2009 swine flu pandemic in Turkey

The 2009 flu pandemic was a global outbreak of a new strain of influenza A virus subtype H1N1, first identified in April 2009, termed Pandemic H1N1/09 virus by the World Health Organization (WHO)[39] and colloquially called swine flu. The outbreak was first observed in Mexico,[40] and quickly spread globally.
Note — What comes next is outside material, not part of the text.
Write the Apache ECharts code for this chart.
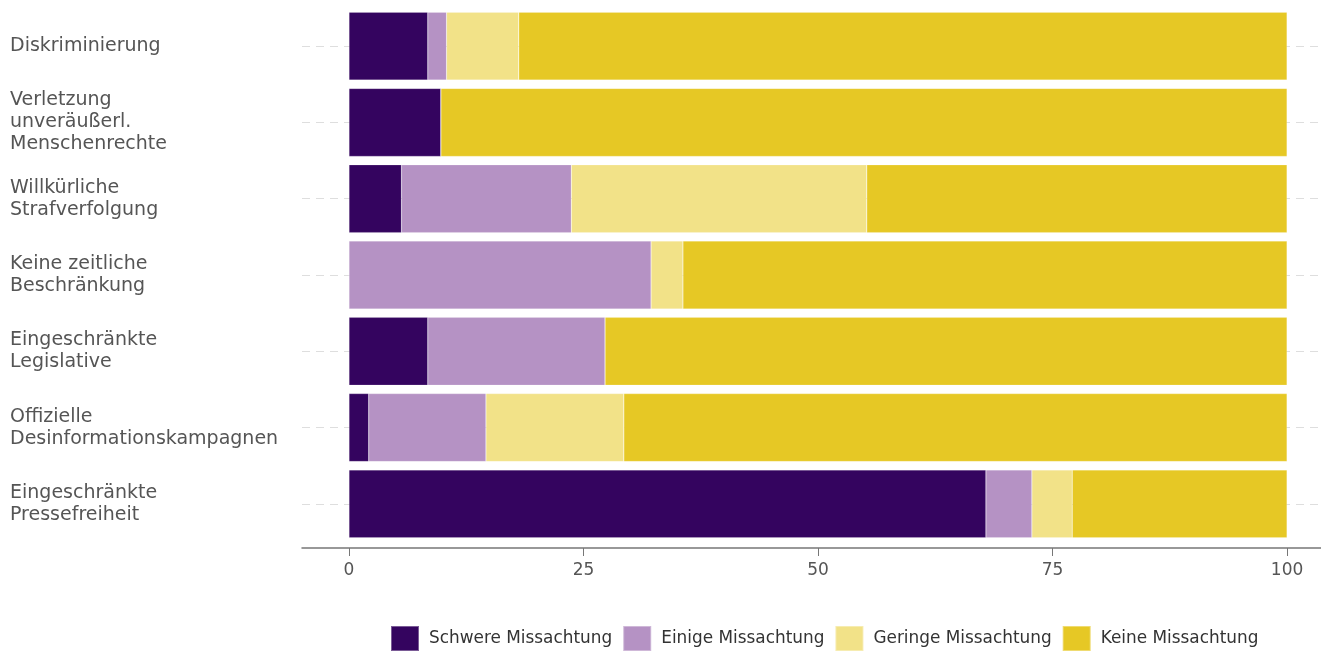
<!DOCTYPE html>
<html><head><meta charset="utf-8">
<script src="https://cdn.jsdelivr.net/npm/echarts@6/dist/echarts.min.js"></script>
<style>html,body{margin:0;padding:0;background:#fff}#c{width:1321px;height:652px}</style>
</head><body><div id="c"></div>
<script>
const categories = ['Diskriminierung', 'Verletzung\nunveräußerl.\nMenschenrechte', 'Willkürliche\nStrafverfolgung', 'Keine zeitliche\nBeschränkung', 'Eingeschränkte\nLegislative', 'Offizielle\nDesinformationskampagnen', 'Eingeschränkte\nPressefreiheit'];
const seriesNames = ['Schwere Missachtung', 'Einige Missachtung', 'Geringe Missachtung', 'Keine Missachtung'];
const schwere = [8.4, 9.8, 5.6, 0, 8.4, 2.1, 67.9];
const einige  = [2.0, 0, 18.1, 32.2, 18.9, 12.5, 4.9];
const geringe = [7.7, 0, 31.5, 3.4, 0, 14.7, 4.3];
const keine   = [81.9, 90.2, 44.8, 64.4, 72.7, 70.7, 22.9];
const tickValues = [0, 25, 50, 75, 100];
const colors = ['#34045f', '#b592c4', '#f2e288', '#e6c825'];

const chart = echarts.init(document.getElementById('c'), null, {renderer: 'canvas'});
const valuesList = [schwere, einige, geringe, keine];
const series = valuesList.map((vals, i) => ({
  name: seriesNames[i], type: 'bar', stack: 'all', z: 3,
  barCategoryGap: '11%',
  itemStyle: {color: colors[i], borderColor: 'rgba(255,255,255,0.35)', borderWidth: 0.5},
  data: vals
}));
series.push({
  type: 'line', name: '_grid', z: 1, silent: true, data: [], symbol: 'none',
  markLine: {
    z: 1, silent: true, symbol: 'none', label: {show: false},
    lineStyle: {color: '#dedede', type: [8, 6], width: 1},
    data: categories.map(c => ({yAxis: c}))
  }
});
chart.setOption({
  animation: false,
  textStyle: {fontFamily: 'DejaVu Sans'},
  grid: {left: 302, right: 0, top: 8, bottom: 110},
  legend: {
    data: seriesNames, bottom: 0, left: 390, padding: 0, itemWidth: 28, itemHeight: 25, itemGap: 10,
    icon: 'rect',
    textStyle: {fontFamily: 'DejaVu Sans', fontSize: 16.9, color: '#333', padding: [0, 0, 0, 5]}
  },
  xAxis: {
    type: 'value', min: -5.01, max: 103.62, offset: 6,
    axisLine: {show: true, lineStyle: {color: '#777', width: 1.5}},
    axisTick: {show: true, customValues: tickValues, length: 8, lineStyle: {color: '#777'}},
    axisLabel: {customValues: tickValues, fontFamily: 'DejaVu Sans', fontSize: 17, color: '#555', margin: 14},
    splitLine: {show: false}
  },
  yAxis: {
    type: 'category', inverse: true, data: categories,
    axisLine: {show: false}, axisTick: {show: false},
    axisLabel: {align: 'left', margin: 292, fontSize: 19, color: '#555', lineHeight: 22, fontFamily: 'DejaVu Sans'},
    splitLine: {show: false}
  },
  series: series
});
</script></body></html>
On 11 June 2009, WHO declared the outbreak to be a pandemic.[41][42] The overwhelming majority of patients experience mild symptoms",[41] but some persons are in higher risk groups, such as those with asthma, diabetes,[43][44] obesity, heart disease, or who are pregnant or have a weakened immune system.[45] In the rare severe cases, around 3–5 days after symptoms manifest, the sufferer's condition declines quickly, often to the point respiratory failure.[46]

Turkish H1N1 control
Turkish H1N1 control

The virus reached Turkey in May 2009. A U.S. citizen, flying from the United States via Amsterdam was found to be suffering from the swine flu after arriving at Istanbul's Atatürk International Airport.[47] Turkey is the 17th country in Europe and the 36th country in the world to report an incident of swine flu.

The Turkish Government has taken measures at the international airports, using thermal imaging cameras to check passengers coming from international destinations.[48]
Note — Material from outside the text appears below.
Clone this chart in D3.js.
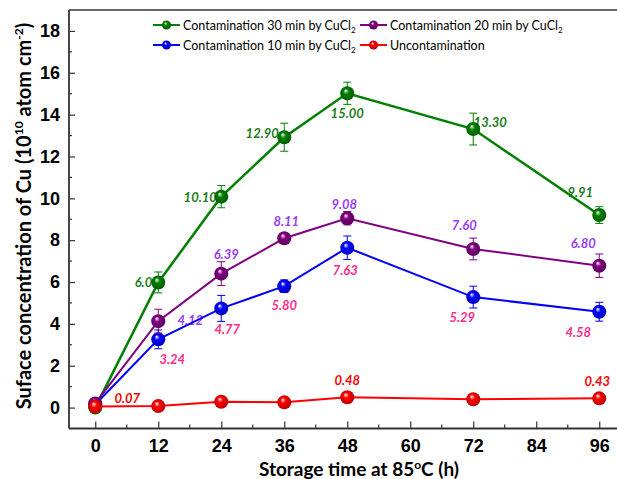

The first case of person to person transmission within Turkey was announced on 26 July 2009.

On 2 November, the Turkish Health Ministry began administering vaccines against H1N1 influenza, starting with health workers.[49]
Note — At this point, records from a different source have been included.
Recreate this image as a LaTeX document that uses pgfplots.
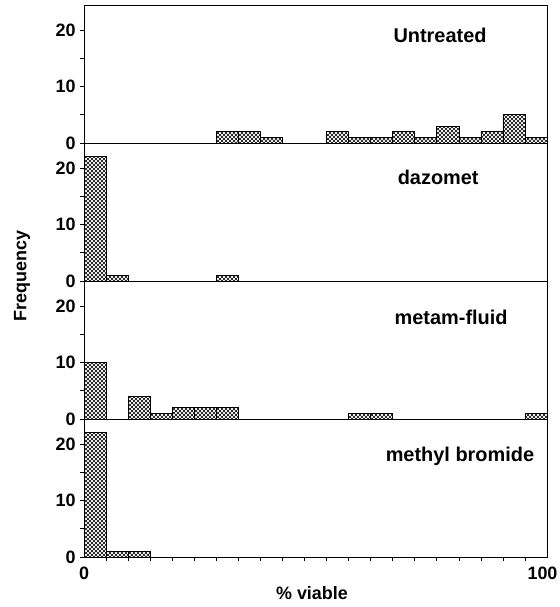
\documentclass[border=0pt]{standalone}
\usepackage{fontspec}
\setmainfont{Liberation Sans}
\usepackage{pgfplots}
\pgfplotsset{compat=1.18}
\usetikzlibrary{patterns}
\pgfdeclarepatternformonly{xhatch}{\pgfqpoint{-1bp}{-1bp}}{\pgfqpoint{5bp}{5bp}}{\pgfqpoint{4bp}{4bp}}{%
 \pgfsetlinewidth{0.45bp}%
 \pgfpathmoveto{\pgfqpoint{0bp}{0bp}}\pgfpathlineto{\pgfqpoint{4bp}{4bp}}%
 \pgfpathmoveto{\pgfqpoint{0bp}{4bp}}\pgfpathlineto{\pgfqpoint{4bp}{0bp}}%
 \pgfusepath{stroke}}
\pgfplotsset{
  panel/.style={scale only axis, width=463bp, height=138bp,
    xmin=0, xmax=21, ymin=0, ymax=24.4,
    ytick={0,10,20}, minor ytick={5,15}, xtick=\empty,
    tick align=inside, tick pos=left, major tick length=4bp, minor tick length=4bp,
    y tick style={xshift=-4bp},
    yticklabel style={xshift=-5bp},
    axis line style={line width=0.8bp},
    every tick/.style={line width=0.6bp, black},
    ybar, bar width=1, bar shift=0pt,
    ticklabel style={font=\fontsize{18}{20}\selectfont\bfseries},
    /pgf/number format/assume math mode=true,
    anchor=north west},
  hb/.style={draw=black, line width=0.6bp, pattern=xhatch}
}
\begin{document}
\begin{tikzpicture}
\useasboundingbox (-84bp,5bp) rectangle (476bp,-602bp);
\begin{axis}[panel, at={(0bp,0bp)}]
\addplot[hb] coordinates {(6.5,2)(7.5,2)(8.5,1)(11.5,2)(12.5,1)(13.5,1)(14.5,2)(15.5,1)(16.5,3)(17.5,1)(18.5,2)(19.5,5)(20.5,1)};
\node[font=\fontsize{20}{22}\selectfont\bfseries] at (rel axis cs:0.769,0.78) {Untreated};
\end{axis}
\begin{axis}[panel, at={(0bp,-138bp)}]
\addplot[hb] coordinates {(0.5,22)(1.5,1)(6.5,1)};
\node[font=\fontsize{20}{22}\selectfont\bfseries] at (rel axis cs:0.765,0.75) {dazomet};
\end{axis}
\begin{axis}[panel, at={(0bp,-276bp)}]
\addplot[hb] coordinates {(0.5,10)(2.5,4)(3.5,1)(4.5,2)(5.5,2)(6.5,2)(12.5,1)(13.5,1)(20.5,1)};
\node[font=\fontsize{20}{22}\selectfont\bfseries] at (rel axis cs:0.793,0.735) {metam-fluid};
\end{axis}
\begin{axis}[panel, at={(0bp,-414bp)},
  xtick={0,21}, xticklabels={0,{\kern-9bp 100}}, minor xtick={1,...,20},
  major x tick style={draw=none}, xticklabel style={yshift=-2bp}]
\addplot[hb] coordinates {(0.5,22)(1.5,1)(2.5,1)};
\node[font=\fontsize{20}{22}\selectfont\bfseries] at (rel axis cs:0.812,0.73) {methyl bromide};
\end{axis}
\node[rotate=90, font=\fontsize{18}{20}\selectfont\bfseries] at (-62bp,-271bp) {Frequency};
\node[font=\fontsize{18}{20}\selectfont\bfseries] at (228bp,-588bp) {\% viable};
\end{tikzpicture}
\end{document}
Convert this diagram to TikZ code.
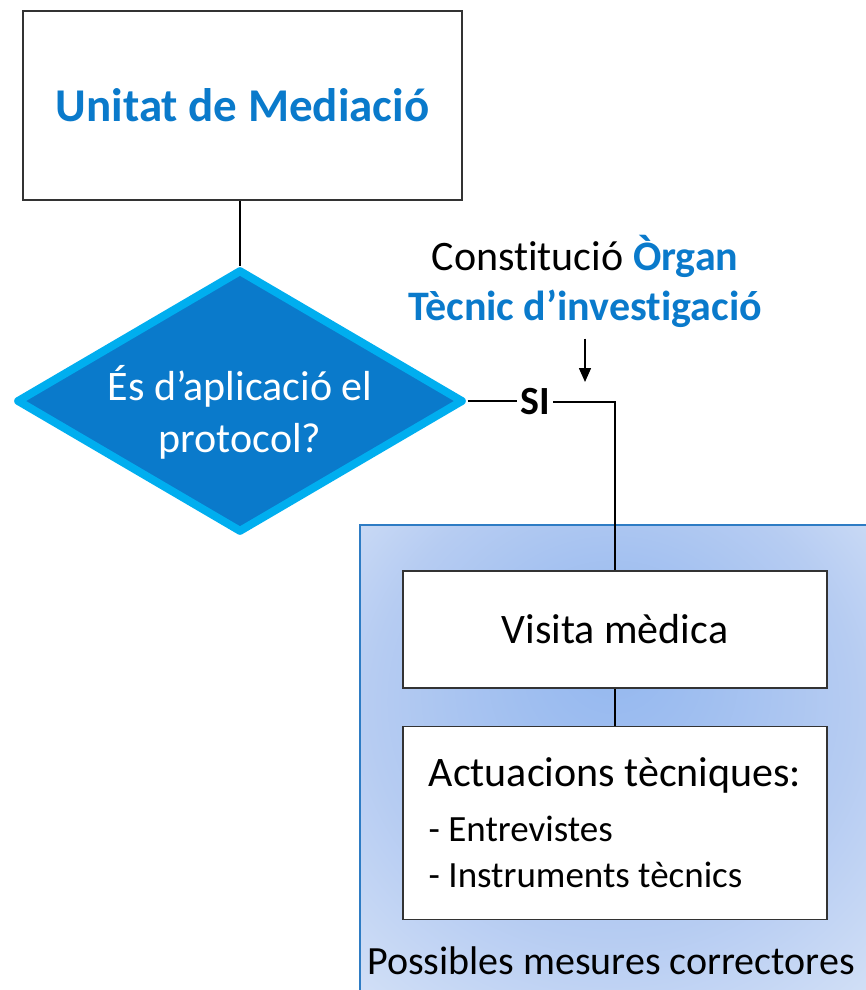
\documentclass[tikz,border=0pt]{standalone}
\usepackage{fontspec}
\setmainfont{Carlito}[Ligatures=NoCommon]
\usetikzlibrary{positioning, shapes.geometric, arrows.meta}

\definecolor{mainblue}{HTML}{0A7ACB}
\definecolor{lightcyan}{HTML}{00AEEF}
\definecolor{panelin}{HTML}{93B7EF}
\definecolor{panelmid}{HTML}{B6CCF2}
\definecolor{panelout}{HTML}{D8E4F7}
\definecolor{panelline}{HTML}{2E7CC4}

\pgfdeclareradialshading{panelglow}{\pgfpoint{0bp}{12bp}}{%
    color(0bp)=(panelin); color(10bp)=(panelin!60!panelmid); color(24bp)=(panelmid);
    color(40bp)=(panelout); color(50bp)=(panelout)}

\tikzset{
    whitebox/.style={draw=black!80, line width=1.5pt, fill=white, align=center},
    conn/.style={draw=black, line width=1.5pt},
}

\begin{document}
\begin{tikzpicture}[x=1pt, y=-1pt]
    \useasboundingbox (0,0) rectangle (866,990);
    \clip (0,0) rectangle (866,990);

    % Background panel
    \shade[shading=panelglow] (360,525) rectangle (866,1005);
    \draw[panelline, line width=1.5pt] (360,1005) -- (360,525) -- (880,525);

    % Define nodes
    \node[whitebox, minimum width=439pt, minimum height=189pt,
          font=\fontsize{47}{56}\selectfont\bfseries, text=mainblue] (unitat) at (242.5,105.5)
        {Unitat de Mediació};
    \node[diamond, aspect=1.68, draw=lightcyan, fill=mainblue, line width=8pt, line join=round,
          minimum width=447pt, minimum height=263pt, inner sep=0pt,
          text=white, font=\fontsize{42}{52}\selectfont] (protocol) at (240,401)
        {\raisebox{-21pt}[0pt][0pt]{\begin{tabular}{@{}c@{}}És d’aplicació el\\protocol?\end{tabular}}};
    \node[font=\fontsize{40}{48}\selectfont\bfseries] (si) at (535,402) {SI};
    \node[align=center, font=\fontsize{42}{50}\selectfont] (organ) at (585,281)
        {Constitució {\bfseries\color{mainblue}Òrgan}\\{\bfseries\color{mainblue}Tècnic d’investigació}};
    \coordinate (arrowend) at (585,382);
    \node[whitebox, minimum width=424pt, minimum height=117pt,
          font=\fontsize{42}{50}\selectfont] (visita) at (615,629.5)
        {Visita mèdica};
    \node[whitebox, minimum width=424pt, minimum height=193pt, below=37pt of visita,
          align=left, font=\fontsize{42}{46}\selectfont] (actuacions)
        {Actuacions tècniques:\\[9pt]
         {\fontsize{37}{46}\selectfont - Entrevistes}\\
         {\fontsize{37}{46}\selectfont - Instruments tècnics}};
    \node[font=\fontsize{40}{48}\selectfont] (mesures) at (611,961) {Possibles mesures correctores};

    % Draw connectors
    \draw[conn] (protocol.north |- unitat.south) -- (protocol.north);
    \draw[conn] (protocol.east) -- (protocol.east -| si.west);
    \draw[conn] (si.east) -| (visita.north);
    \draw[conn] (visita) -- (actuacions);
    \draw[conn, -{Triangle[length=14pt, width=12pt]}] (organ.south) ++(0,8) -- (arrowend);
\end{tikzpicture}
\end{document}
After a slow start, the virus spread rapidly in Turkey and the number of cases reached 12,316.[50] First death confirmed on 24 October and death toll reached 627.[50]

COVID-19 pandemic in Turkey

Yeşilköy Emergency Hospital constructed for the COVID-19 Pandemic
Yeşilköy Emergency Hospital constructed for the COVID-19 Pandemic

The COVID-19 pandemic in Turkey is part of the ongoing pandemic of coronavirus disease 2019 (COVID-19) caused by severe acute respiratory syndrome coronavirus 2 (SARS-CoV-2). The disease was confirmed to have reached Turkey on 11 March 2020, after a man who had returned to Turkey from Europe, tested positive.[51] The first death due to COVID-19 in the country occurred on 15 March 2020 and by 1 April, it was confirmed that COVID-19 had spread all over Turkey.[52] On 14 April 2020, the head of the Turkish Ministry of Health Fahrettin Koca announced that the spread of the virus in Turkey has reached its peak in the fourth week and started to slow down.[53] The disease is exacerbated by air pollution,[54] for example from burning coal in Turkey for residential heating.[55]

As of 22 July 2020, the total number of confirmed cases in the country is over 222,400. Among these cases, 205,200 have recovered and 5,500 have died.[56] On 18 April 2020, the total number of positive test results surpassed that of Iran, making it the highest in the Middle East.[57][58] Turkey also surpassed China in confirmed total cases on 20 April 2020.[59] The rapid increase of the confirmed cases in Turkey did not overburden the public healthcare system,[60] and the preliminary case-fatality rate remained lower compared to many European countries.[61][62] Discussions mainly attributed these to the country's relatively young population and high number of available intensive care units.[63][64]